The perils of the lit review

I'm supposed to be doing a lit review for a research proposal for a term project for one of my classes, but I keep running into two problems: 


(1) There is no literature on the subject of my proposed research project -- there is big old glaring HOLE in the professional literature where a discussion of my topic should be. (Have I mentioned that it is so much easier to find juicy research topics in librarianship than it was in theology? In theology, it feels like pretty much everything worth saying has already been said, a thousand years ago by someone way smarter than me. But librarianship is only a couple generations into thinking of itself as an academic field in its own right and not just a profession in service of other academic fields, so there's actually stuff worth saying that hasn't yet been said.) I want to go start right now on filling the glaring hole in the literature by interviewing stakeholders and writing an essay to submit to my association's professional journal. But I really shouldn't do that until I finish this research proposal.

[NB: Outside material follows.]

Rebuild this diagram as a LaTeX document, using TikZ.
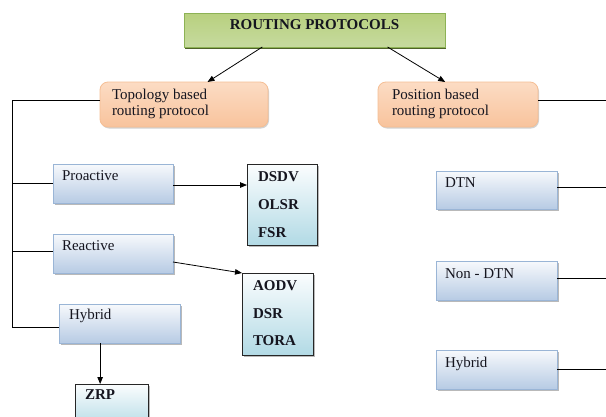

(2) For the sake of the research proposal, then, I am reviewing literature that has an ancillary relationship to my proposed research project, because I need a mini-bibliography even if no genuinely relevant literature exists. Only I keep stumbling across articles that are really, really tangentially related to my topic -- so tangential that they really don't belong in the mini-bibliography that I'm supposed to be working on -- but that look really interesting. So I want to stop what I'm doing and read them. But I really shouldn't do that until I finish this research proposal.